Provide an exact copy of the data, excluding the images.

## Source data
==*==

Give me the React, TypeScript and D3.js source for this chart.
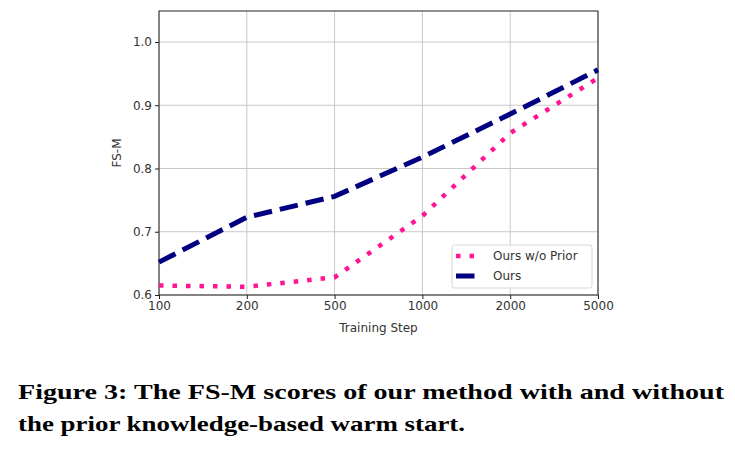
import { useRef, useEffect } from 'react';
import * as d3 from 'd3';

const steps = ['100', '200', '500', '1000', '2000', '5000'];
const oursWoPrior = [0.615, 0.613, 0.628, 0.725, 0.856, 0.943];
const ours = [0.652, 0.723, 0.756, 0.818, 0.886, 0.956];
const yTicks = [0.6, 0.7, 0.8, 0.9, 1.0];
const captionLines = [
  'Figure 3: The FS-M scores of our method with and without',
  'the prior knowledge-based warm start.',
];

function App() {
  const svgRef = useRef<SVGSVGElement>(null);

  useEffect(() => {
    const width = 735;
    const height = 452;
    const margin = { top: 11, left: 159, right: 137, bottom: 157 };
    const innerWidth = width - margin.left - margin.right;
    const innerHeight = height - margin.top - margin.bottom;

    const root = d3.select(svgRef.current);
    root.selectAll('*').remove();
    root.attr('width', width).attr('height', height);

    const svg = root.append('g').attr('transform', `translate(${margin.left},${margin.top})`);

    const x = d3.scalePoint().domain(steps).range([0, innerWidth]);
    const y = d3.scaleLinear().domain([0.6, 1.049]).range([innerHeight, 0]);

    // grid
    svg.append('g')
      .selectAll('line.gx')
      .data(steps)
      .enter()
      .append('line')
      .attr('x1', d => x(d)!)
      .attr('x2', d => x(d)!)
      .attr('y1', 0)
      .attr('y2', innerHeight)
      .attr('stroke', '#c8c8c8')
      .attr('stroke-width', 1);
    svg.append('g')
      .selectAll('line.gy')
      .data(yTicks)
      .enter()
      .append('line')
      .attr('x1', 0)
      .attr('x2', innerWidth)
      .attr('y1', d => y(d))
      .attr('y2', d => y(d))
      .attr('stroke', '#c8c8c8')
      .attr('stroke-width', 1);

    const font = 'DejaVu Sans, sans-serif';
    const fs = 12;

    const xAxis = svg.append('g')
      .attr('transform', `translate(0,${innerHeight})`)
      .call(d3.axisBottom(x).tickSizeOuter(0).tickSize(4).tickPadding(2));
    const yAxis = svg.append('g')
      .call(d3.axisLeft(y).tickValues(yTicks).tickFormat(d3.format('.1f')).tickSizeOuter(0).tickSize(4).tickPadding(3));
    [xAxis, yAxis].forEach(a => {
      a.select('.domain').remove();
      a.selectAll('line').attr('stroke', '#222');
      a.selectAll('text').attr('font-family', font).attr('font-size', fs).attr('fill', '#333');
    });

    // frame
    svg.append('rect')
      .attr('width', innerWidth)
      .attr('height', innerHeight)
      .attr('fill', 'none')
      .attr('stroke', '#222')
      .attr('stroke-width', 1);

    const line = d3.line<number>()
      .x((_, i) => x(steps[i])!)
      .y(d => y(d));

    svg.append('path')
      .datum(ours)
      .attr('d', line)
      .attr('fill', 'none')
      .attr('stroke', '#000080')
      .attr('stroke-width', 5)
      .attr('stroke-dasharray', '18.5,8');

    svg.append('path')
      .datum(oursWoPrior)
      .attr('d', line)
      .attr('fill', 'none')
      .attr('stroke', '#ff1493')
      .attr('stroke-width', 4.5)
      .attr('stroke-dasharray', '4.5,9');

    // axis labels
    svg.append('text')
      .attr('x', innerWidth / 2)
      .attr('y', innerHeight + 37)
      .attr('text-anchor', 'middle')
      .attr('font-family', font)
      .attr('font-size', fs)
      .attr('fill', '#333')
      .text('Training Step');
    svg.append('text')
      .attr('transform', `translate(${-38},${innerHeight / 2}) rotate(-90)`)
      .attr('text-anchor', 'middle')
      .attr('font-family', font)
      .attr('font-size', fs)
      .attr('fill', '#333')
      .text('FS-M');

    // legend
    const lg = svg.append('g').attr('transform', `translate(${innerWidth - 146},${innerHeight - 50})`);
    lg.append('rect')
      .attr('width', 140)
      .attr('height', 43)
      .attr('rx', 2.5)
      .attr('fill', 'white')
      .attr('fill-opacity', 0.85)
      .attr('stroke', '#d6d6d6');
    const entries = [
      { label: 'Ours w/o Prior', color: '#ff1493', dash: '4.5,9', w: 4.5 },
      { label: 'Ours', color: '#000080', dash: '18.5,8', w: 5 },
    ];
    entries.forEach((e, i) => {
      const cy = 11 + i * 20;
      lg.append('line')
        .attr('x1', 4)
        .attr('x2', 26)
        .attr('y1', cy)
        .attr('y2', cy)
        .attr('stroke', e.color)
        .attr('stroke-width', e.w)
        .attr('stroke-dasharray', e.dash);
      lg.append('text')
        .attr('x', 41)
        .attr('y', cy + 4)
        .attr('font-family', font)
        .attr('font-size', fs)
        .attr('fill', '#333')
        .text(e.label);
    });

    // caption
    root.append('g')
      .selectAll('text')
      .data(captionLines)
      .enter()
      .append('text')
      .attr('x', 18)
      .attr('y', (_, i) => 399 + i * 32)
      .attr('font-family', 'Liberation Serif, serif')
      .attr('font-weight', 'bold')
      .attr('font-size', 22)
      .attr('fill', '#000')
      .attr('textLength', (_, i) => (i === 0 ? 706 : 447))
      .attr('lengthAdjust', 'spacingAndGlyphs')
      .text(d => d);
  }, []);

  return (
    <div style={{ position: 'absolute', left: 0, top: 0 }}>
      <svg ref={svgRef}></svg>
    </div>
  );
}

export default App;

==*==

## Completed task
Give me the React, TypeScript and D3.js source for this chart.
import { useRef, useEffect } from 'react';
import * as d3 from 'd3';

const steps = ['100', '200', '500', '1000', '2000', '5000'];
const oursWoPrior = [0.615, 0.613, 0.628, 0.725, 0.856, 0.943];
const ours = [0.652, 0.723, 0.756, 0.818, 0.886, 0.956];
const yTicks = [0.6, 0.7, 0.8, 0.9, 1.0];
const captionLines = [
  'Figure 3: The FS-M scores of our method with and without',
  'the prior knowledge-based warm start.',
];

function App() {
  const svgRef = useRef<SVGSVGElement>(null);

  useEffect(() => {
    const width = 735;
    const height = 452;
    const margin = { top: 11, left: 159, right: 137, bottom: 157 };
    const innerWidth = width - margin.left - margin.right;
    const innerHeight = height - margin.top - margin.bottom;

    const root = d3.select(svgRef.current);
    root.selectAll('*').remove();
    root.attr('width', width).attr('height', height);

    const svg = root.append('g').attr('transform', `translate(${margin.left},${margin.top})`);

    const x = d3.scalePoint().domain(steps).range([0, innerWidth]);
    const y = d3.scaleLinear().domain([0.6, 1.049]).range([innerHeight, 0]);

    // grid
    svg.append('g')
      .selectAll('line.gx')
      .data(steps)
      .enter()
      .append('line')
      .attr('x1', d => x(d)!)
      .attr('x2', d => x(d)!)
      .attr('y1', 0)
      .attr('y2', innerHeight)
      .attr('stroke', '#c8c8c8')
      .attr('stroke-width', 1);
    svg.append('g')
      .selectAll('line.gy')
      .data(yTicks)
      .enter()
      .append('line')
      .attr('x1', 0)
      .attr('x2', innerWidth)
      .attr('y1', d => y(d))
      .attr('y2', d => y(d))
      .attr('stroke', '#c8c8c8')
      .attr('stroke-width', 1);

    const font = 'DejaVu Sans, sans-serif';
    const fs = 12;

    const xAxis = svg.append('g')
      .attr('transform', `translate(0,${innerHeight})`)
      .call(d3.axisBottom(x).tickSizeOuter(0).tickSize(4).tickPadding(2));
    const yAxis = svg.append('g')
      .call(d3.axisLeft(y).tickValues(yTicks).tickFormat(d3.format('.1f')).tickSizeOuter(0).tickSize(4).tickPadding(3));
    [xAxis, yAxis].forEach(a => {
      a.select('.domain').remove();
      a.selectAll('line').attr('stroke', '#222');
      a.selectAll('text').attr('font-family', font).attr('font-size', fs).attr('fill', '#333');
    });

    // frame
    svg.append('rect')
      .attr('width', innerWidth)
      .attr('height', innerHeight)
      .attr('fill', 'none')
      .attr('stroke', '#222')
      .attr('stroke-width', 1);

    const line = d3.line<number>()
      .x((_, i) => x(steps[i])!)
      .y(d => y(d));

    svg.append('path')
      .datum(ours)
      .attr('d', line)
      .attr('fill', 'none')
      .attr('stroke', '#000080')
      .attr('stroke-width', 5)
      .attr('stroke-dasharray', '18.5,8');

    svg.append('path')
      .datum(oursWoPrior)
      .attr('d', line)
      .attr('fill', 'none')
      .attr('stroke', '#ff1493')
      .attr('stroke-width', 4.5)
      .attr('stroke-dasharray', '4.5,9');

    // axis labels
    svg.append('text')
      .attr('x', innerWidth / 2)
      .attr('y', innerHeight + 37)
      .attr('text-anchor', 'middle')
      .attr('font-family', font)
      .attr('font-size', fs)
      .attr('fill', '#333')
      .text('Training Step');
    svg.append('text')
      .attr('transform', `translate(${-38},${innerHeight / 2}) rotate(-90)`)
      .attr('text-anchor', 'middle')
      .attr('font-family', font)
      .attr('font-size', fs)
      .attr('fill', '#333')
      .text('FS-M');

    // legend
    const lg = svg.append('g').attr('transform', `translate(${innerWidth - 146},${innerHeight - 50})`);
    lg.append('rect')
      .attr('width', 140)
      .attr('height', 43)
      .attr('rx', 2.5)
      .attr('fill', 'white')
      .attr('fill-opacity', 0.85)
      .attr('stroke', '#d6d6d6');
    const entries = [
      { label: 'Ours w/o Prior', color: '#ff1493', dash: '4.5,9', w: 4.5 },
      { label: 'Ours', color: '#000080', dash: '18.5,8', w: 5 },
    ];
    entries.forEach((e, i) => {
      const cy = 11 + i * 20;
      lg.append('line')
        .attr('x1', 4)
        .attr('x2', 26)
        .attr('y1', cy)
        .attr('y2', cy)
        .attr('stroke', e.color)
        .attr('stroke-width', e.w)
        .attr('stroke-dasharray', e.dash);
      lg.append('text')
        .attr('x', 41)
        .attr('y', cy + 4)
        .attr('font-family', font)
        .attr('font-size', fs)
        .attr('fill', '#333')
        .text(e.label);
    });

    // caption
    root.append('g')
      .selectAll('text')
      .data(captionLines)
      .enter()
      .append('text')
      .attr('x', 18)
      .attr('y', (_, i) => 399 + i * 32)
      .attr('font-family', 'Liberation Serif, serif')
      .attr('font-weight', 'bold')
      .attr('font-size', 22)
      .attr('fill', '#000')
      .attr('textLength', (_, i) => (i === 0 ? 706 : 447))
      .attr('lengthAdjust', 'spacingAndGlyphs')
      .text(d => d);
  }, []);

  return (
    <div style={{ position: 'absolute', left: 0, top: 0 }}>
      <svg ref={svgRef}></svg>
    </div>
  );
}

export default App;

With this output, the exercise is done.